#### WHAT YOU NEED TO DO:
The first line to copy is the one with "The picture is"; the last is the one with "Serif, Times New". Copy each line in that range exactly, leaving out all others.

#### RECORDED INFORMATION:

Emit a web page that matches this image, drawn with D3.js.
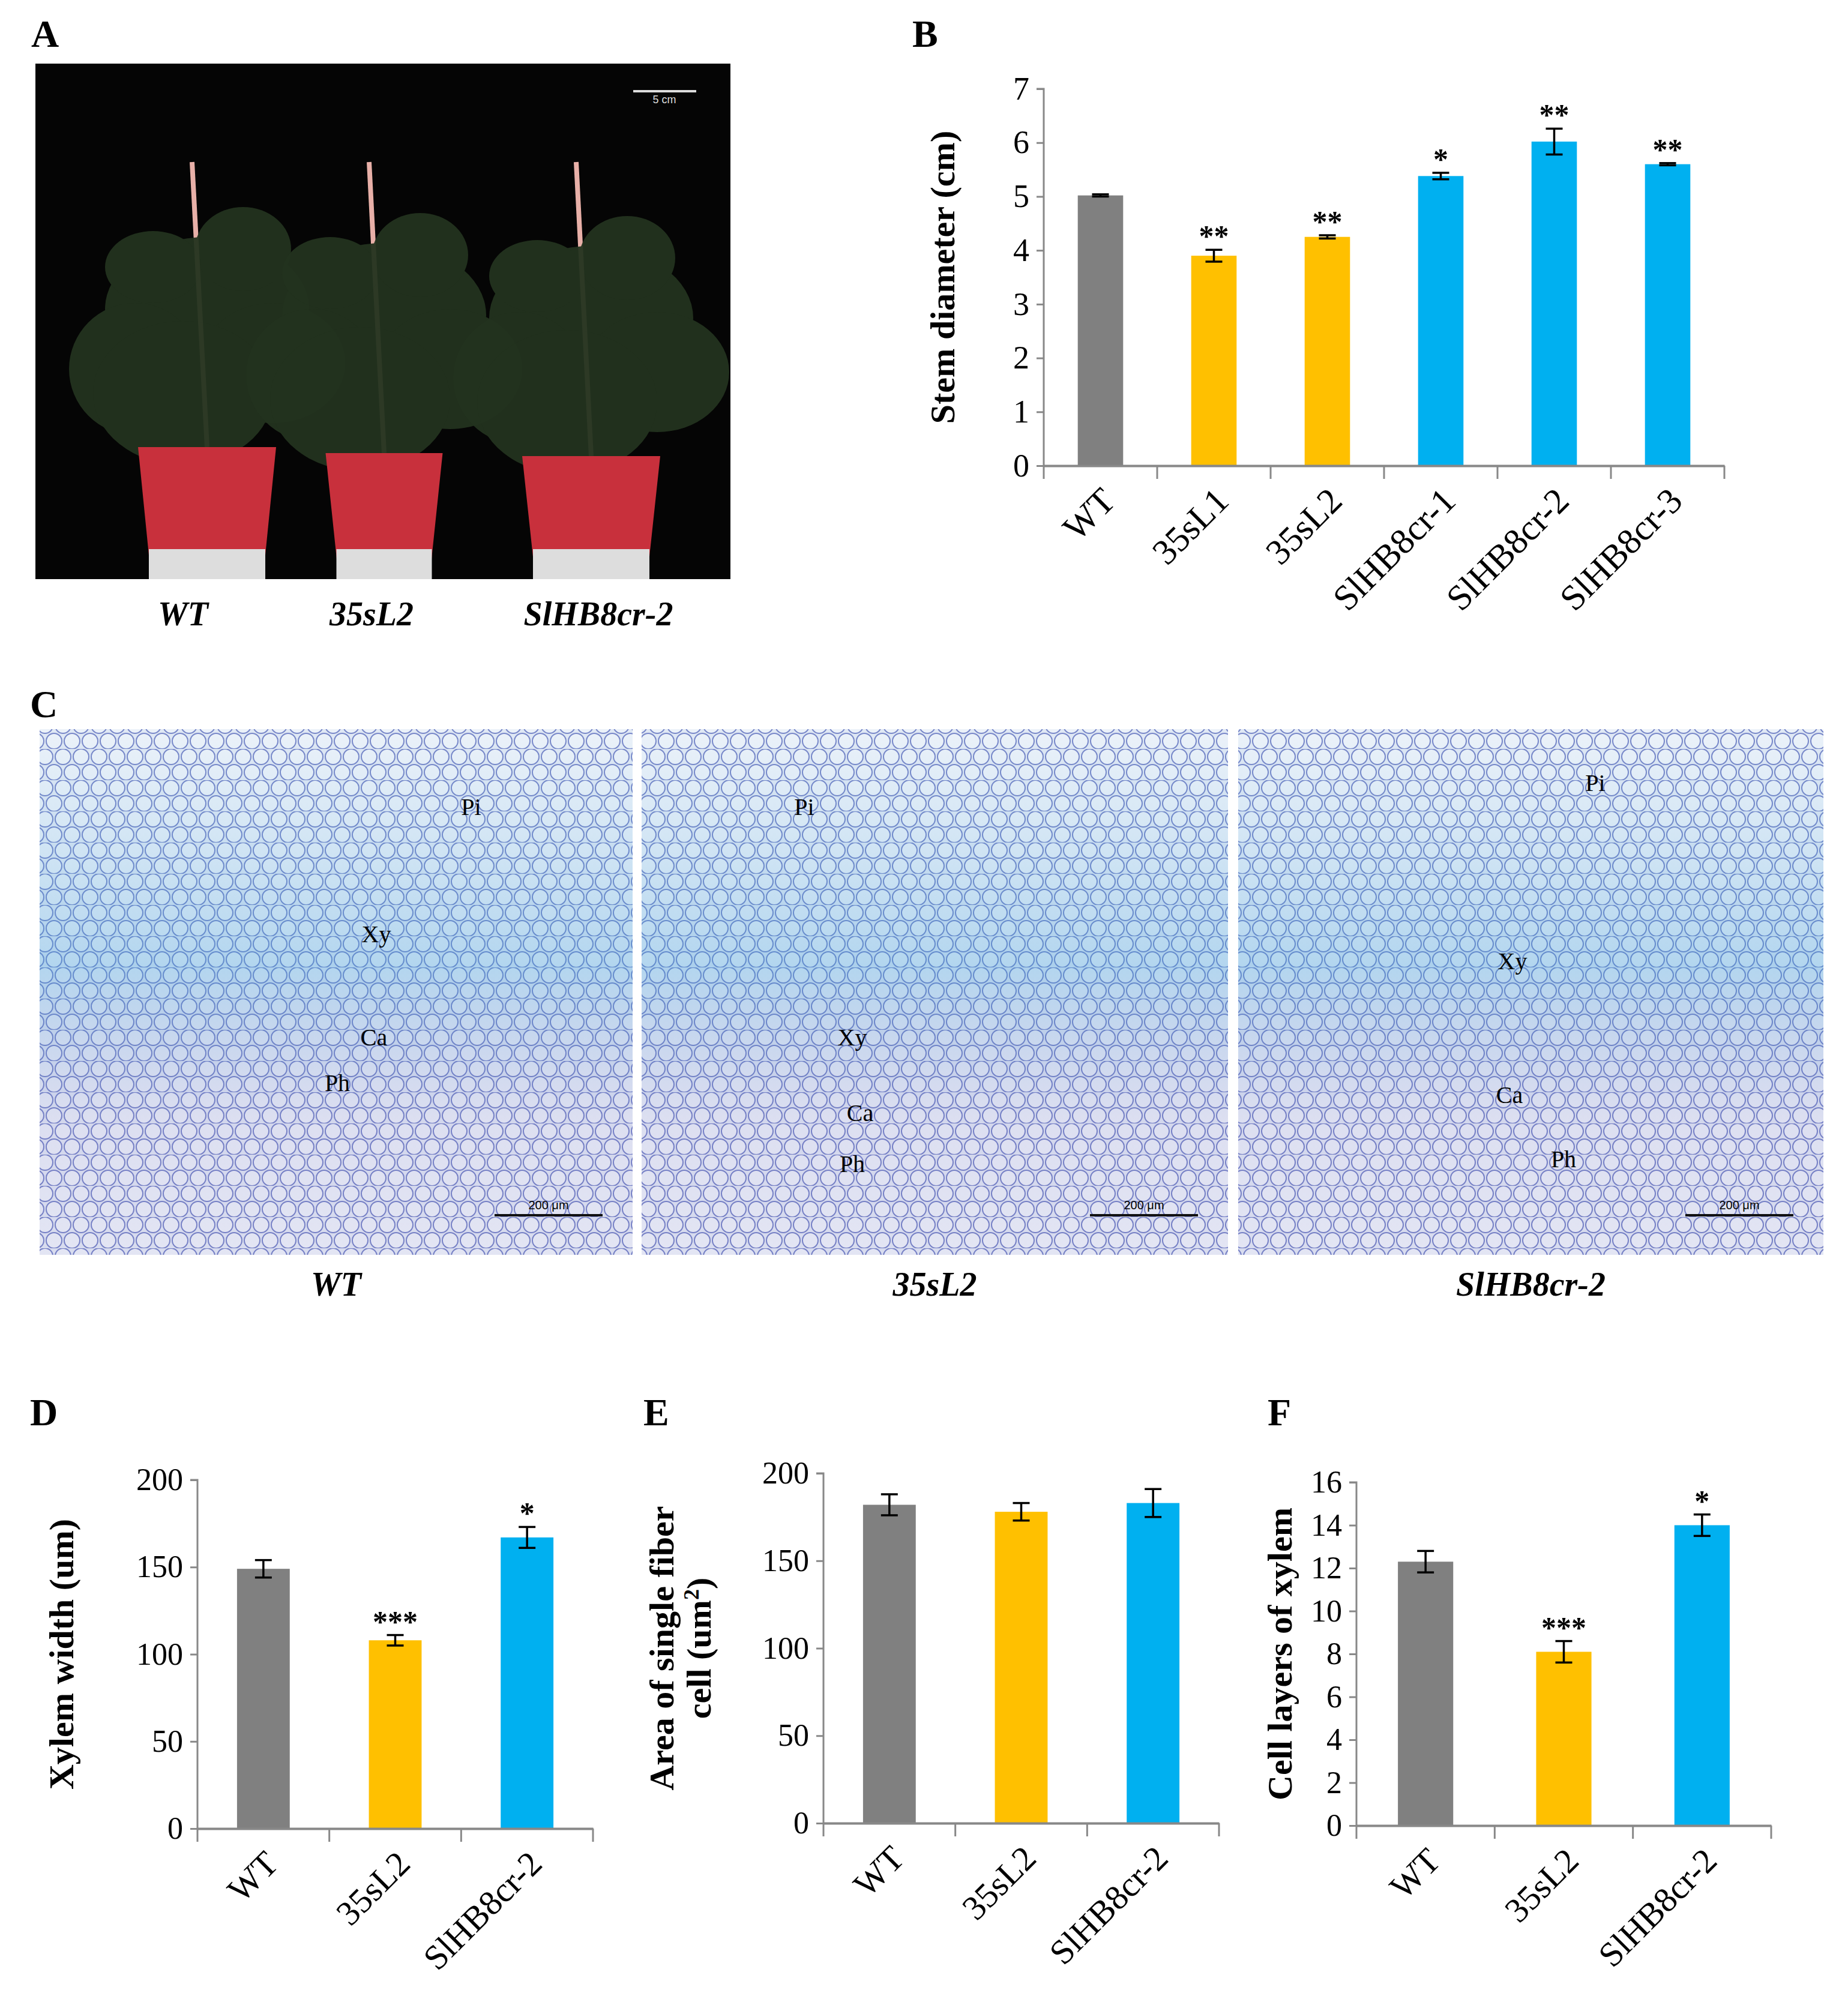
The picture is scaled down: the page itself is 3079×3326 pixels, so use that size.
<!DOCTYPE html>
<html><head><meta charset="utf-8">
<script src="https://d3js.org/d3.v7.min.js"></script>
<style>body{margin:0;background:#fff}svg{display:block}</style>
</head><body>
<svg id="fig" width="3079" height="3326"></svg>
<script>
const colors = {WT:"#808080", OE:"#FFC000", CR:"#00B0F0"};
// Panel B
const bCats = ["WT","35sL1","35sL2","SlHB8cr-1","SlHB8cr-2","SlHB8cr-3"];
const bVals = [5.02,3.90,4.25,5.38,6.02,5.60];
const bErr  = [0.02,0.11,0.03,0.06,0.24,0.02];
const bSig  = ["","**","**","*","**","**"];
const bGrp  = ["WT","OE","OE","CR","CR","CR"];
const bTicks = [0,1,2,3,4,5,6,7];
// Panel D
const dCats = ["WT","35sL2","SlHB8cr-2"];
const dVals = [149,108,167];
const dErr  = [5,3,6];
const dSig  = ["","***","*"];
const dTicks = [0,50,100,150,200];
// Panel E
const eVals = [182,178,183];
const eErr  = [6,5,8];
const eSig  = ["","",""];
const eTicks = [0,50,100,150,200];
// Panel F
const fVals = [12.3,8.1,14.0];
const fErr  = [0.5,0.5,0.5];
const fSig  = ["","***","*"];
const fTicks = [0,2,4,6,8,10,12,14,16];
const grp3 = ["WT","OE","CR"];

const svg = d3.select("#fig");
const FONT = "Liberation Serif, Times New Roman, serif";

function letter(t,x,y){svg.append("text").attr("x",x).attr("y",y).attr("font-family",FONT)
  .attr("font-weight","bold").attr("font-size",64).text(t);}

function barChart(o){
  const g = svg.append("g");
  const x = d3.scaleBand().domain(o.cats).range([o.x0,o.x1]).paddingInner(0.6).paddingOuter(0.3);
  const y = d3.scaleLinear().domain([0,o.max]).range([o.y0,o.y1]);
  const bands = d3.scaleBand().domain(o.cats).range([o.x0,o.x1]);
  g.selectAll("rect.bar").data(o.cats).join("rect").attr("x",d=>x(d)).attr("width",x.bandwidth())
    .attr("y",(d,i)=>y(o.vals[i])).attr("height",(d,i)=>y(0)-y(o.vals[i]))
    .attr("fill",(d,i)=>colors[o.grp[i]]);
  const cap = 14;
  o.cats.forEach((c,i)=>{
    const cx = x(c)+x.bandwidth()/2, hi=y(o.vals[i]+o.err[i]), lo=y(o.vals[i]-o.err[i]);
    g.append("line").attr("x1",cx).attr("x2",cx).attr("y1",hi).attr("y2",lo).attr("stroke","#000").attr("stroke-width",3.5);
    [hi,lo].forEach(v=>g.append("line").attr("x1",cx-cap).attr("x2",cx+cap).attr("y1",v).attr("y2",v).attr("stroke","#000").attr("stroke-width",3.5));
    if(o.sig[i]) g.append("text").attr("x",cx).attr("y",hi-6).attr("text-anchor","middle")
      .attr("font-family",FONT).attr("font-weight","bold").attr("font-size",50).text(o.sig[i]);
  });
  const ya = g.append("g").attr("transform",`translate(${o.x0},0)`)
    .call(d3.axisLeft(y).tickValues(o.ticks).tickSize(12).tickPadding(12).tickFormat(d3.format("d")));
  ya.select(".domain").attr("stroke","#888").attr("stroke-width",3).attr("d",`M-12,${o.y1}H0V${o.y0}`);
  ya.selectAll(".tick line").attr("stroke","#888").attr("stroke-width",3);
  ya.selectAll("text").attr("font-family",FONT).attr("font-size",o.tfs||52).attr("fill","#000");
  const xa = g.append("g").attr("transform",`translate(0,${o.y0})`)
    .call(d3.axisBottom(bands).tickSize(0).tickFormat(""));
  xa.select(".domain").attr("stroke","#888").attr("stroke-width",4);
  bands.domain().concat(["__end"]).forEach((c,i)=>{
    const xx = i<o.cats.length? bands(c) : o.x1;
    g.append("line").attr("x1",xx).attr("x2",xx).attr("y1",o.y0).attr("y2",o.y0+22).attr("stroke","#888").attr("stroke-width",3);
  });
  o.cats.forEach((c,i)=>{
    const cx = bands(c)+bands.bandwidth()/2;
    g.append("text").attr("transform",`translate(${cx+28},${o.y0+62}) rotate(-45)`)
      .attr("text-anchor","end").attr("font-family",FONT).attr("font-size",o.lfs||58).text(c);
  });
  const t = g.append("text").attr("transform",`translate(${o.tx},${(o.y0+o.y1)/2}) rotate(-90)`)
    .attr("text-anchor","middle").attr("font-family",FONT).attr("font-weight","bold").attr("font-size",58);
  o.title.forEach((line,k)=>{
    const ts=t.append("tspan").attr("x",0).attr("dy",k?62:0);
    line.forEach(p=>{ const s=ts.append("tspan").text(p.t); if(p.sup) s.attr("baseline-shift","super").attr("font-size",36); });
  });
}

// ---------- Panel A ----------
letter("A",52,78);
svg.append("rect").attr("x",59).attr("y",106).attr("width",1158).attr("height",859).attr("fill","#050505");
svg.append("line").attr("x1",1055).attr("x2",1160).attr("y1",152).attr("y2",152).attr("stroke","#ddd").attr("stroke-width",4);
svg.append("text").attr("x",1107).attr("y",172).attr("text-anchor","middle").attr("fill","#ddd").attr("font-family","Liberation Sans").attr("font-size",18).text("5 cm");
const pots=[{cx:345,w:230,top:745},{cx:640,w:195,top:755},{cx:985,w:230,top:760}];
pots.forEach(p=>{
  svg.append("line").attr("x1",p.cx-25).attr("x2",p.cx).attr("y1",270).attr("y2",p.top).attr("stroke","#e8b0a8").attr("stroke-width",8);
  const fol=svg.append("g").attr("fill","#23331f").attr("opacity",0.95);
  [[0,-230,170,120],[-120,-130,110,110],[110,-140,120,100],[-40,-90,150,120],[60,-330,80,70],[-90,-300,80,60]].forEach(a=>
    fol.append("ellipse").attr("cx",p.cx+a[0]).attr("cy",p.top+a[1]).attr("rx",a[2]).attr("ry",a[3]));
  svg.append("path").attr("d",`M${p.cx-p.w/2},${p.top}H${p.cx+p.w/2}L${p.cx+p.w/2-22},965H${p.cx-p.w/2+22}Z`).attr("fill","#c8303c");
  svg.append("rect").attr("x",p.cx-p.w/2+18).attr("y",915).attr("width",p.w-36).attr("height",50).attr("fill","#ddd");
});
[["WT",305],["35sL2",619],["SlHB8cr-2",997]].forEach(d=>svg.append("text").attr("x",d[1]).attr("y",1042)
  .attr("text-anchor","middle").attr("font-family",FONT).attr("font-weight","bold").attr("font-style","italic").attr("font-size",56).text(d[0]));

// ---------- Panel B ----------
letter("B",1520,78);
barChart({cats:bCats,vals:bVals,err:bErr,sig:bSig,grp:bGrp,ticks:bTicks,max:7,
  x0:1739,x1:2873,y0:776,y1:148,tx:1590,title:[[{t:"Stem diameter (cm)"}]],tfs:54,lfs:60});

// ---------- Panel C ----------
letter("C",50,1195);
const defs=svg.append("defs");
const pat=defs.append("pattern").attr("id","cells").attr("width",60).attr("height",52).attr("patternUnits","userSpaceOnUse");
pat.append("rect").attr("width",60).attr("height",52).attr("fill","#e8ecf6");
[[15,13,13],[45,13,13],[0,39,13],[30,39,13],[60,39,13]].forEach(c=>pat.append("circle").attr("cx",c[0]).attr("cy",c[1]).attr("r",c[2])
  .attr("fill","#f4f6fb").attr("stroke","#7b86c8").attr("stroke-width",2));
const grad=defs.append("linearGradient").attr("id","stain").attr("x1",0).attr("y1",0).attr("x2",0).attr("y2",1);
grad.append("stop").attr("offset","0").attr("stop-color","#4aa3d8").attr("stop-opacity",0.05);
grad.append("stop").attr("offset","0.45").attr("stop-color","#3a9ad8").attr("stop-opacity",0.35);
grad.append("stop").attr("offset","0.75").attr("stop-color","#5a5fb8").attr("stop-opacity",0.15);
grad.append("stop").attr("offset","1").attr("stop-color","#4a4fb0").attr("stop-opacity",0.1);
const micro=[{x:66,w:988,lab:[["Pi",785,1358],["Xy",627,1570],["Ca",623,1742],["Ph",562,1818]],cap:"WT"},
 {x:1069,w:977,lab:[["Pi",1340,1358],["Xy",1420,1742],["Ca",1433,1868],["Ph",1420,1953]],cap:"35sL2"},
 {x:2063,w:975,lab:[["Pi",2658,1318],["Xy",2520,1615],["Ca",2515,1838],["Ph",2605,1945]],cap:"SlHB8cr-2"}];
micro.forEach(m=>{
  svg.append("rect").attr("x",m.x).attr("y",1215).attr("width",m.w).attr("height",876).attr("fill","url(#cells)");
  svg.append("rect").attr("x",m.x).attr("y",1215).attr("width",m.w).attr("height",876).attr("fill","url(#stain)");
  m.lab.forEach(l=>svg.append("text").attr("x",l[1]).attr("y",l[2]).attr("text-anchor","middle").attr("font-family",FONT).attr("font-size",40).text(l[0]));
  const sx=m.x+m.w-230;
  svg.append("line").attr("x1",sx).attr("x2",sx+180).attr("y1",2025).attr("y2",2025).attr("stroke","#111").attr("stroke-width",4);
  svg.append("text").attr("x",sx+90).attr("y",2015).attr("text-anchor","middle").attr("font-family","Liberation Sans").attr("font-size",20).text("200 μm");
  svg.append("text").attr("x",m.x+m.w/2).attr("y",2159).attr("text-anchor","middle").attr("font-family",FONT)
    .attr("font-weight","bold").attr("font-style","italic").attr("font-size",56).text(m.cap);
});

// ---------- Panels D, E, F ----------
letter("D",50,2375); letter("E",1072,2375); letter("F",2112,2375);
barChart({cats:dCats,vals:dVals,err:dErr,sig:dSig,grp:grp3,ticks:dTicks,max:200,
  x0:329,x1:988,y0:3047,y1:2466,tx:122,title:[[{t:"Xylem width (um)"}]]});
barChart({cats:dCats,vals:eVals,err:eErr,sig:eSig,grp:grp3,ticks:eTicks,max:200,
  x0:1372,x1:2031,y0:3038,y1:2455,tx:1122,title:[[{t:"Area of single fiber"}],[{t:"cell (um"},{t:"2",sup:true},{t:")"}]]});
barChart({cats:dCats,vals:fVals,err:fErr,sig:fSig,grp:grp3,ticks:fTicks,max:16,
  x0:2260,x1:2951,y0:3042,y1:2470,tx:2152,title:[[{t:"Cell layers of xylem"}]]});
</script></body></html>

#### EXERCISE SOLUTION:
The picture is scaled down: the page itself is 3079×3326 pixels, so use that size.
<!DOCTYPE html>
<html><head><meta charset="utf-8">
<script src="https://d3js.org/d3.v7.min.js"></script>
<style>body{margin:0;background:#fff}svg{display:block}</style>
</head><body>
<svg id="fig" width="3079" height="3326"></svg>
<script>
const colors = {WT:"#808080", OE:"#FFC000", CR:"#00B0F0"};
// Panel B
const bCats = ["WT","35sL1","35sL2","SlHB8cr-1","SlHB8cr-2","SlHB8cr-3"];
const bVals = [5.02,3.90,4.25,5.38,6.02,5.60];
const bErr  = [0.02,0.11,0.03,0.06,0.24,0.02];
const bSig  = ["","**","**","*","**","**"];
const bGrp  = ["WT","OE","OE","CR","CR","CR"];
const bTicks = [0,1,2,3,4,5,6,7];
// Panel D
const dCats = ["WT","35sL2","SlHB8cr-2"];
const dVals = [149,108,167];
const dErr  = [5,3,6];
const dSig  = ["","***","*"];
const dTicks = [0,50,100,150,200];
// Panel E
const eVals = [182,178,183];
const eErr  = [6,5,8];
const eSig  = ["","",""];
const eTicks = [0,50,100,150,200];
// Panel F
const fVals = [12.3,8.1,14.0];
const fErr  = [0.5,0.5,0.5];
const fSig  = ["","***","*"];
const fTicks = [0,2,4,6,8,10,12,14,16];
const grp3 = ["WT","OE","CR"];

const svg = d3.select("#fig");
const FONT = "Liberation Serif, Times New Roman, serif";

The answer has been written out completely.